## WORK TO COMPLETE
Write the listing below out again exactly, dropping the images.

Start of DATASET EXCERPT

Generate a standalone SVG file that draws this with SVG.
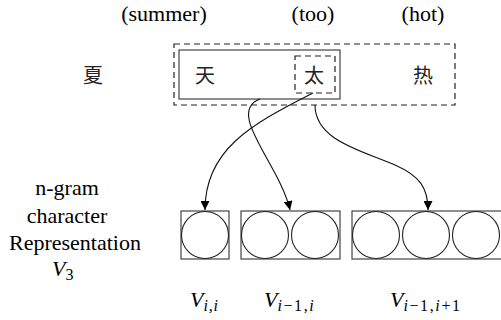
<svg xmlns="http://www.w3.org/2000/svg" width="501" height="320" viewBox="0 0 501 320">
<style>
text{font-family:'Liberation Serif','Times New Roman',serif}
.t{font-size:22px;fill:#000}
.cjk{font-family:'Noto Sans CJK SC',sans-serif;font-size:20px;fill:#222}
.m{font-style:italic;font-size:22px;fill:#000}
.s{font-size:16px;letter-spacing:1.6px}
.box{fill:none;stroke:#444;stroke-width:1.2}
.dash{fill:none;stroke:#222;stroke-width:1.2;stroke-dasharray:6,4}
.c{fill:none;stroke:#222;stroke-width:1.1}
.e{fill:none;stroke:#111;stroke-width:1.1}
</style>
<defs>
<marker id="ah" viewBox="0 0 10 10" refX="10" refY="5" markerWidth="9" markerHeight="9" markerUnits="userSpaceOnUse" orient="auto">
<path d="M0,0 L10,5 L0,10 Z" fill="#000"/>
</marker>
</defs>
<g id="glosses">
<text class="t" x="164" y="21" text-anchor="middle">(summer)</text>
<text class="t" x="313" y="21" text-anchor="middle">(too)</text>
<text class="t" x="423" y="21" text-anchor="middle">(hot)</text>
</g>
<g id="char-xia"><text class="cjk" x="93" y="83" text-anchor="middle">夏</text></g>
<g id="sentence">
<rect class="dash" x="174" y="44" width="281" height="61"/>
<rect class="box" x="179" y="50" width="161" height="49"/>
</g>
<g id="char-tian"><text class="cjk" x="205" y="83" text-anchor="middle">天</text></g>
<g id="char-tai">
<rect class="dash" x="295" y="56" width="40" height="37"/>
<text class="cjk" x="314" y="83" text-anchor="middle">太</text>
</g>
<g id="char-re"><text class="cjk" x="423" y="83" text-anchor="middle">热</text></g>
<g id="label">
<text class="t" x="67" y="195" text-anchor="middle">n-gram</text>
<text class="t" x="67" y="223" text-anchor="middle">character</text>
<text class="t" x="75" y="250" text-anchor="middle">Representation</text>
<text class="m" x="52" y="276">V<tspan class="s" font-style="normal" dy="4">3</tspan></text>
</g>
<g id="v-ii">
<rect class="box" x="181" y="211" width="48" height="48"/>
<circle class="c" cx="205" cy="235" r="23.5"/>
<text class="m" x="190" y="307">V<tspan class="s" dy="4" style="letter-spacing:0.8px">i,i</tspan></text>
</g>
<g id="v-i1i">
<rect class="box" x="241" y="211" width="99" height="48"/>
<circle class="c" cx="265" cy="235" r="23.5"/>
<circle class="c" cx="315" cy="235" r="23.5"/>
<text class="m" x="264" y="307">V<tspan class="s" dy="4">i<tspan font-style="normal">−1,</tspan>i</tspan></text>
</g>
<g id="v-i1i1">
<rect class="box" x="352" y="211" width="152" height="48"/>
<circle class="c" cx="376" cy="235" r="23.5"/>
<circle class="c" cx="426" cy="235" r="23.5"/>
<circle class="c" cx="476" cy="235" r="23.5"/>
<text class="m" x="390" y="307">V<tspan class="s" dy="4">i<tspan font-style="normal">−1,</tspan>i<tspan font-style="normal">+1</tspan></tspan></text>
</g>
<g id="connectors">
<path class="e" d="M260,99 C225,112 280,165 290,210" marker-end="url(#ah)"/>
<path class="e" d="M313,93 C250,125 205,150 205,210" marker-end="url(#ah)"/>
<path class="e" d="M315,105 C315,140 360,150 395,165 C420,176 428,188 428,210" marker-end="url(#ah)"/>
</g>
</svg>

End of DATASET EXCERPT

## SOLUTION FOR THIS EXERCISE
Generate a standalone SVG file that draws this with SVG.
<svg xmlns="http://www.w3.org/2000/svg" width="501" height="320" viewBox="0 0 501 320">
<style>
text{font-family:'Liberation Serif','Times New Roman',serif}
.t{font-size:22px;fill:#000}
.cjk{font-family:'Noto Sans CJK SC',sans-serif;font-size:20px;fill:#222}
.m{font-style:italic;font-size:22px;fill:#000}
.s{font-size:16px;letter-spacing:1.6px}
.box{fill:none;stroke:#444;stroke-width:1.2}
.dash{fill:none;stroke:#222;stroke-width:1.2;stroke-dasharray:6,4}
.c{fill:none;stroke:#222;stroke-width:1.1}
.e{fill:none;stroke:#111;stroke-width:1.1}
</style>
<defs>
<marker id="ah" viewBox="0 0 10 10" refX="10" refY="5" markerWidth="9" markerHeight="9" markerUnits="userSpaceOnUse" orient="auto">
<path d="M0,0 L10,5 L0,10 Z" fill="#000"/>
</marker>
</defs>
<g id="glosses">
<text class="t" x="164" y="21" text-anchor="middle">(summer)</text>
<text class="t" x="313" y="21" text-anchor="middle">(too)</text>
<text class="t" x="423" y="21" text-anchor="middle">(hot)</text>
</g>
<g id="char-xia"><text class="cjk" x="93" y="83" text-anchor="middle">夏</text></g>
<g id="sentence">
<rect class="dash" x="174" y="44" width="281" height="61"/>
<rect class="box" x="179" y="50" width="161" height="49"/>
</g>
<g id="char-tian"><text class="cjk" x="205" y="83" text-anchor="middle">天</text></g>
<g id="char-tai">
<rect class="dash" x="295" y="56" width="40" height="37"/>
<text class="cjk" x="314" y="83" text-anchor="middle">太</text>
</g>
<g id="char-re"><text class="cjk" x="423" y="83" text-anchor="middle">热</text></g>
<g id="label">
<text class="t" x="67" y="195" text-anchor="middle">n-gram</text>
<text class="t" x="67" y="223" text-anchor="middle">character</text>
<text class="t" x="75" y="250" text-anchor="middle">Representation</text>
<text class="m" x="52" y="276">V<tspan class="s" font-style="normal" dy="4">3</tspan></text>
</g>
<g id="v-ii">
<rect class="box" x="181" y="211" width="48" height="48"/>
<circle class="c" cx="205" cy="235" r="23.5"/>
<text class="m" x="190" y="307">V<tspan class="s" dy="4" style="letter-spacing:0.8px">i,i</tspan></text>
</g>
<g id="v-i1i">
<rect class="box" x="241" y="211" width="99" height="48"/>
<circle class="c" cx="265" cy="235" r="23.5"/>
<circle class="c" cx="315" cy="235" r="23.5"/>
<text class="m" x="264" y="307">V<tspan class="s" dy="4">i<tspan font-style="normal">−1,</tspan>i</tspan></text>
</g>
<g id="v-i1i1">
<rect class="box" x="352" y="211" width="152" height="48"/>
<circle class="c" cx="376" cy="235" r="23.5"/>
<circle class="c" cx="426" cy="235" r="23.5"/>
<circle class="c" cx="476" cy="235" r="23.5"/>
<text class="m" x="390" y="307">V<tspan class="s" dy="4">i<tspan font-style="normal">−1,</tspan>i<tspan font-style="normal">+1</tspan></tspan></text>
</g>
<g id="connectors">
<path class="e" d="M260,99 C225,112 280,165 290,210" marker-end="url(#ah)"/>
<path class="e" d="M313,93 C250,125 205,150 205,210" marker-end="url(#ah)"/>
<path class="e" d="M315,105 C315,140 360,150 395,165 C420,176 428,188 428,210" marker-end="url(#ah)"/>
</g>
</svg>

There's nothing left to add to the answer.